For a low budget movie, production designer Reuben Freed and Art Director Gavin Mitchell still had to look at 20 cities for locales and sets. Toronto served for some outdoor scenes and Cleveland served for others. Higbee’s Store was in Cleveland (and the building is still there). Ralphie’s home, the Parker house exterior, is in Cleveland. In winter 1982-1983 when the movie was filmed, it was a very warm winter and no snow had fallen. The special effects supervisor Martin Malivoire and assistant Neil Trifunovich had to truck in snow, and resorted to using potato flakes for falling snow. Shredded vinyl was also used on set as well as firefighter’s foam for exterior sets.

A Christmas Story was a not a big hit when it opened, although it did make money for MGM when it was re-released. In 1985 it was released on video and word of mouth began to grow. Its unique take on Christmas made it a favorite for many. In 1997, it had reached more than cult-status when TNT began running A Christmas Story marathons.  And since 2006, San Diego resident Brian Jones has opened the A Christmas Story Museum at the house in Cleveland that served as the exterior of the Parker house.
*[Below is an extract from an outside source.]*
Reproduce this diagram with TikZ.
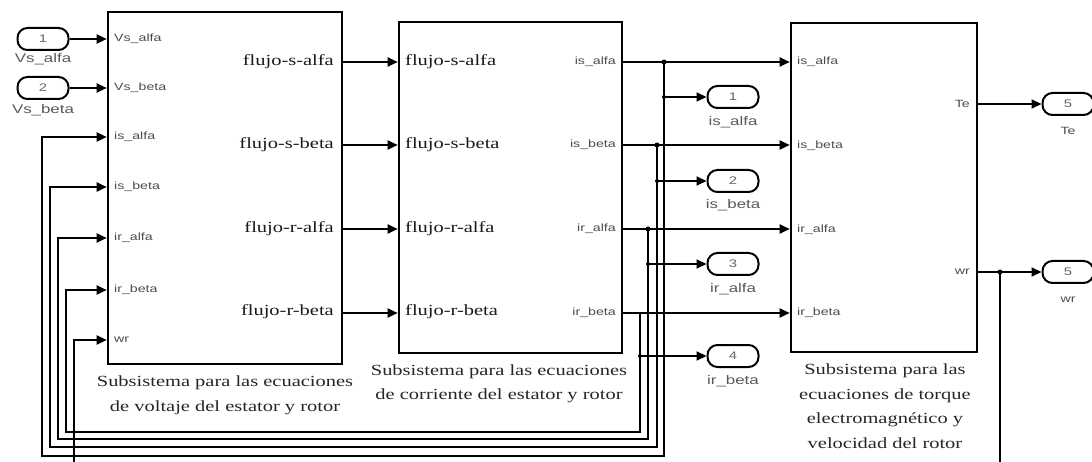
\documentclass[tikz,border=0pt]{standalone}
\usepackage{fontspec}
\setmainfont{Liberation Serif}[FakeStretch=1.32]
\newfontfamily\portfont{Liberation Sans}[FakeStretch=1.35]
\usetikzlibrary{arrows.meta,calc}
\begin{document}
\begin{tikzpicture}[x=1pt,y=-1pt,
  blk/.style={draw,line width=2.6pt,inner sep=0pt},
  sig/.style={line width=2pt},
  arr/.style={sig,-{Triangle[length=10pt,width=9pt]}},
  port/.style={draw,line width=2pt,rounded corners=10pt,minimum width=51pt,minimum height=22pt,inner sep=0pt,font=\portfont\fontsize{11}{11}\selectfont,text=black!60},
  plbl/.style={font=\portfont\fontsize{12.5}{12.5}\selectfont,text=black!65,inner sep=0pt},
  inlbl/.style={font=\portfont\fontsize{10.5}{10.5}\selectfont,text=black!70,inner sep=0pt},
  flbl/.style={font=\fontsize{15.5}{15.5}\selectfont,inner sep=0pt,text=black!90},
  captxt/.style={font=\fontsize{15.5}{24.5}\selectfont,align=center,inner sep=0pt,text=black!85},
  dot/.style={circle,fill,inner sep=0pt,minimum size=5pt}
]
\useasboundingbox (0,0) rectangle (1092,462);
\clip (0,0) rectangle (1092,462);

% rows
\coordinate (r1) at (0,62);
\coordinate (r2) at (0,145);
\coordinate (r3) at (0,229);
\coordinate (r4) at (0,313);
\coordinate (p1) at (0,39);
\coordinate (p2) at (0,88);
\coordinate (p3) at (0,137);
\coordinate (p4) at (0,187);
\coordinate (p5) at (0,238);
\coordinate (p6) at (0,290);
\coordinate (p7) at (0,340);
\coordinate (f1) at (0,456);
\coordinate (f2) at (0,447);
\coordinate (f3) at (0,439);
\coordinate (f4) at (0,432);
\coordinate (f5) at (0,480);
\coordinate (l1) at (42,0);
\coordinate (l2) at (50,0);
\coordinate (l3) at (58,0);
\coordinate (l4) at (66,0);
\coordinate (l5) at (74,0);
\coordinate (j1) at (664,62);
\coordinate (j2) at (657,145);
\coordinate (j3) at (648,229);
\coordinate (j4) at (640,313);
\coordinate (j5) at (1000,272);

% blocks
\node[blk,minimum width=234pt,minimum height=352pt] (b1) at (225,188) {};
\node[blk,minimum width=223pt,minimum height=331pt] (b2) at (510.5,187.5) {};
\node[blk,minimum width=186pt,minimum height=329pt] (b3) at (884,187.5) {};

% block 1 labels
\node[inlbl,anchor=west] (b1i1) at (114,39) {Vs\_alfa};
\node[inlbl,anchor=west] (b1i2) at (114,88) {Vs\_beta};
\node[inlbl,anchor=west] (b1i3) at (114,137) {is\_alfa};
\node[inlbl,anchor=west] (b1i4) at (114,187) {is\_beta};
\node[inlbl,anchor=west] (b1i5) at (114,238) {ir\_alfa};
\node[inlbl,anchor=west] (b1i6) at (114,290) {ir\_beta};
\node[inlbl,anchor=west] (b1i7) at (114,340) {wr};
\node[flbl,anchor=east] (b1o1) at (334,62) {flujo-s-alfa};
\node[flbl,anchor=east] (b1o2) at (334,145) {flujo-s-beta};
\node[flbl,anchor=east] (b1o3) at (334,229) {flujo-r-alfa};
\node[flbl,anchor=east] (b1o4) at (334,312) {flujo-r-beta};

% block 2 labels
\node[flbl,anchor=west] (b2i1) at (405,62) {flujo-s-alfa};
\node[flbl,anchor=west] (b2i2) at (405,145) {flujo-s-beta};
\node[flbl,anchor=west] (b2i3) at (405,229) {flujo-r-alfa};
\node[flbl,anchor=west] (b2i4) at (405,312) {flujo-r-beta};
\node[inlbl,anchor=east] (b2o1) at (616,62) {is\_alfa};
\node[inlbl,anchor=east] (b2o2) at (616,145) {is\_beta};
\node[inlbl,anchor=east] (b2o3) at (616,229) {ir\_alfa};
\node[inlbl,anchor=east] (b2o4) at (616,313) {ir\_beta};

% block 3 labels
\node[inlbl,anchor=west] (b3i1) at (797,62) {is\_alfa};
\node[inlbl,anchor=west] (b3i2) at (797,146) {is\_beta};
\node[inlbl,anchor=west] (b3i3) at (797,230) {ir\_alfa};
\node[inlbl,anchor=west] (b3i4) at (797,313) {ir\_beta};
\node[inlbl,anchor=east] (b3o1) at (970,104) {Te};
\node[inlbl,anchor=east] (b3o2) at (970,272) {wr};

% captions
\node[captxt] (c1) at (225,395.5) {Subsistema para las ecuaciones\\de voltaje del estator y rotor};
\node[captxt] (c2) at (499,384) {Subsistema para las ecuaciones\\de corriente del estator y rotor};
\node[captxt] (c3) at (885,406) {Subsistema para las\\ecuaciones de torque\\electromagn\'etico y\\velocidad del rotor};

% inports
\node[port] (in1) at (43,39) {1};
\node[plbl] (in1l) at (43,59) {Vs\_alfa};
\node[port] (in2) at (43,88) {2};
\node[plbl] (in2l) at (43,110) {Vs\_beta};

% outports
\node[port] (o1) at (733,97) {1};
\node[plbl] (o1l) at (733,122) {is\_alfa};
\node[port] (o2) at (733,181) {2};
\node[plbl] (o2l) at (733,205) {is\_beta};
\node[port] (o3) at (733,264) {3};
\node[plbl] (o3l) at (733,289) {ir\_alfa};
\node[port] (o4) at (733,356) {4};
\node[plbl] (o4l) at (733,381) {ir\_beta};
\node[port] (o5) at (1068,104) {5};
\node[inlbl] (o5l) at (1068,131) {Te};
\node[port] (o6) at (1068,272) {5};
\node[inlbl] (o6l) at (1068,300) {wr};

% inputs to block 1
\draw[arr] (in1.east) -- (b1.west |- in1.east);
\draw[arr] (in2.east) -- (b1.west |- in2.east);

% block 1 -> block 2
\draw[arr] (b1.east |- r1) -- (b2.west |- r1);
\draw[arr] (b1.east |- r2) -- (b2.west |- r2);
\draw[arr] (b1.east |- r3) -- (b2.west |- r3);
\draw[arr] (b1.east |- r4) -- (b2.west |- r4);

% block 2 -> block 3
\draw[arr] (b2.east |- r1) -- (b3.west |- r1);
\draw[arr] (b2.east |- r2) -- (b3.west |- r2);
\draw[arr] (b2.east |- r3) -- (b3.west |- r3);
\draw[arr] (b2.east |- r4) -- (b3.west |- r4);

% branches to outports
\draw[arr] (j1 |- o1) -- (o1.west);
\draw[arr] (j2 |- o2) -- (o2.west);
\draw[arr] (j3 |- o3) -- (o3.west);
\draw[arr] (j4 |- o4) -- (o4.west);

% feedback lines
\draw[arr] (j1) |- (l1 |- f1) -- (l1 |- p3) -- (b1.west |- p3);
\draw[arr] (j2) |- (l2 |- f2) -- (l2 |- p4) -- (b1.west |- p4);
\draw[arr] (j3) |- (l3 |- f3) -- (l3 |- p5) -- (b1.west |- p5);
\draw[arr] (j4) |- (l4 |- f4) -- (l4 |- p6) -- (b1.west |- p6);

% block 3 outputs
\draw[arr] (b3.east |- o5) -- (o5.west);
\draw[arr] (b3.east |- o6) -- (o6.west);
\draw[arr] (j5) |- (l5 |- f5) -- (l5 |- p7) -- (b1.west |- p7);

% junction dots
\node[dot] (d1) at (j1) {};
\node[dot] (d2) at (j2) {};
\node[dot] (d3) at (j3) {};
\node[dot] (d5) at (j5) {};
\node[dot,minimum size=4pt] (e1) at (j1 |- o1) {};
\node[dot,minimum size=4pt] (e2) at (j2 |- o2) {};
\node[dot,minimum size=4pt] (e3) at (j3 |- o3) {};
\node[dot,minimum size=4pt] (e4) at (j4 |- o4) {};
\end{tikzpicture}
\end{document}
Nearby properties have also been added as to the compound.

Jean Shepherd died October 16, 1999 at age 78. Bob Clark died tragically on April 4, 2007, age 67 with his son Ariel  in a car crash caused by a drunk driver.

The Academy of Motion Pictures Arts and Sciences is commemorating the 35th anniversary on December 10 of A Christmas Story with a special invitation-only screening of the movie along with hosting members of the cast and crew. Peter Billingsley will be there along with Production Designer Reuben Freed, Set Director Mark Freeborn, and Costume Designer Mary E. McLeod.

TNT is already playing A Christmas Story.  So let us enjoy this unsentimental but kid-in-the-adult movie. The movie that screenwriter Robert McKee considered a new genre in the modern era: A Christmas Story.